History came alive with a roll of the dice at the U.S. Army Women’s Museum on Saturday. The 5th annual Flames of War Tournament brought 24 competitors with thousands of World War II miniatures to battle across France in epic battles of French and British Forces versus the Germans.
Flames of War is a World War II tabletop game where two opponents, armed with miniature armies, move, shoot and fight in any one of several scenarios such as “River Crossing” or “Free-for-All.”
Visitors touring the museum were invited to observe the action, as the competitors explained the game and provided historical perspectives on the battles being played.
Ron Bingham, museum technician and event organizer, was happy with the interaction between guests and gamers.
“This is a great example of how history can be fun,” said Bingham. “There’s all kinds of ways we, at the museum, can show how history is exciting, and this is a good way to learn something new.”
Flames of War is a game complete with dice and a rule book, but for most players who spend hours assembling and painting the miniature armies, it is much more.

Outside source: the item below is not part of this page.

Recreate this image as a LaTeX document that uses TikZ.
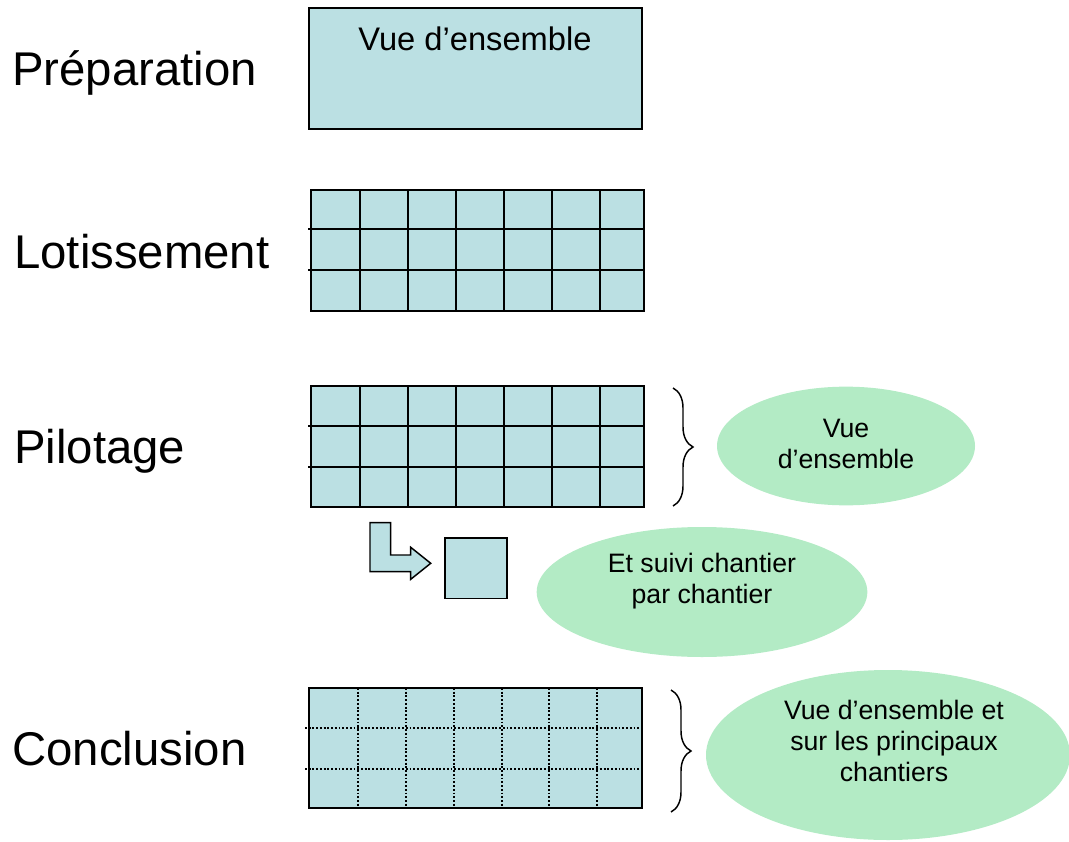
\documentclass[tikz,border=0pt]{standalone}
\usepackage{fontspec}
\setmainfont{Liberation Sans}
\usetikzlibrary{shapes.geometric,decorations.pathreplacing}
\definecolor{cellfill}{HTML}{BBE0E3}
\definecolor{ovalfill}{HTML}{B3EBC5}
\tikzset{
  phase/.style={anchor=base west,inner sep=0pt,font=\fontsize{35.5}{40}\selectfont},
  block/.style={draw=black,fill=cellfill,line width=1.2pt},
  gridline/.style={draw=black,line width=1.5pt},
  dotline/.style={draw=black,line width=1.2pt,dash pattern=on 1.4pt off 1.4pt},
  oval/.style={ellipse,fill=ovalfill,draw=none,inner sep=0pt},
  ovaltext/.style={align=center,inner sep=0pt,font=\fontsize{20}{23}\selectfont},
  bracket/.style={draw=black,line width=1.1pt,decorate,decoration={brace,amplitude=15}},
}
\begin{document}
\begin{tikzpicture}[x=0.75pt,y=-0.75pt]
\useasboundingbox (0,0) rectangle (1069,841);

% phase names
\node[phase] (prep) at (12,86) {Préparation};
\node[phase] (lot) at (14,268) {Lotissement};
\node[phase] (pil) at (14,463) {Pilotage};
\node[phase] (conc) at (12,765) {Conclusion};

% preparation: one overall block
\draw[block] (309,8) rectangle (642,129);
\node[anchor=base,inner sep=0pt,font=\fontsize{24.5}{28}\selectfont] (prepview) at (475,51) {Vue d’ensemble};

% lotissement: block split into 7 x 3 lots
\draw[block] (311,190) rectangle (644,311);
\foreach \x in {360,408,456,504,552,600} \draw[gridline] (\x,190) -- (\x,311);
\foreach \y in {229,270} \draw[gridline] (308,\y) -- (644,\y);

% pilotage: same split, with a brace
\draw[block] (311,386) rectangle (644,507);
\foreach \x in {360,408,456,504,552,600} \draw[gridline] (\x,386) -- (\x,507);
\foreach \y in {426,467} \draw[gridline] (308,\y) -- (644,\y);
\coordinate (pbtop) at (673,388);
\coordinate (pbbot) at (673,506);
\draw[bracket] (pbtop) -- (pbbot);

\node[oval,minimum width=193.5pt,minimum height=89pt] (ov1) at (846,446) {};
\node[ovaltext] (ov1t) at (846,444) {Vue\\d’ensemble};

% bent arrow towards one single lot
\draw[block,line width=1.1pt] (370,522.7) -- (390.7,522.7) -- (390.7,555) -- (410.7,555) -- (410.7,547.3)
  -- (430.7,563.3) -- (410.7,579.3) -- (410.7,571.7) -- (370,571.7) -- cycle;
\draw[block] (445,537.7) rectangle (506.7,598.3);

\node[oval,minimum width=248pt,minimum height=97.5pt] (ov2) at (702,592) {};
\node[ovaltext] (ov2t) at (702,581) {Et suivi chantier\\par chantier};

% conclusion: block with dotted split, with a brace
\draw[block] (309,688) rectangle (642,808);
\foreach \x in {358,406,454,502,549,597} \draw[dotline] (\x,688) -- (\x,808);
\foreach \y in {728,769} \draw[dotline] (305,\y) -- (642,\y);
\draw[block,fill=none] (309,688) rectangle (642,808);
\coordinate (cbtop) at (671,690);
\coordinate (cbbot) at (671,812);
\draw[bracket] (cbtop) -- (cbbot);

\node[oval,minimum width=273pt,minimum height=127.5pt] (ov3) at (888,755) {};
\node[ovaltext] (ov3t) at (894,741) {Vue d’ensemble et\\sur les principaux\\chantiers};
\end{tikzpicture}
\end{document}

“I would say that Flames of War is 30 percent game and 70 percent history,” said Bob Everson, who has been a historical game player since 1985. “There’s a lot of realism to this game and you can see history.”
Everson said that most gamers have a passion for history, but even novice players can enjoy the game with just a rudimentary knowledge of the war.
“You’ll actually have those moments where you say, ‘Wait a minute, I’m learning something,’” said Everson.
During a lunch break, the participants toured the area where dozens of ordnance artifacts await the construction of the new U.S. Army Ordnance Museum. Photographs were taken and discussions ensued as they marvelled at the rows of tanks and artillery pieces.
“That alone was worth the trip,” said Everson. “Going out and seeing that was an experience, especially for those who’ve never seen it up close before.”
After two rounds of battle and 24 games completed, 14 German wins claimed victory over the 1940 campaign. The Allies fell short with 10 wins. Everson was named “Best Winning General” and Jeff Kautz earned “Best Losing General.”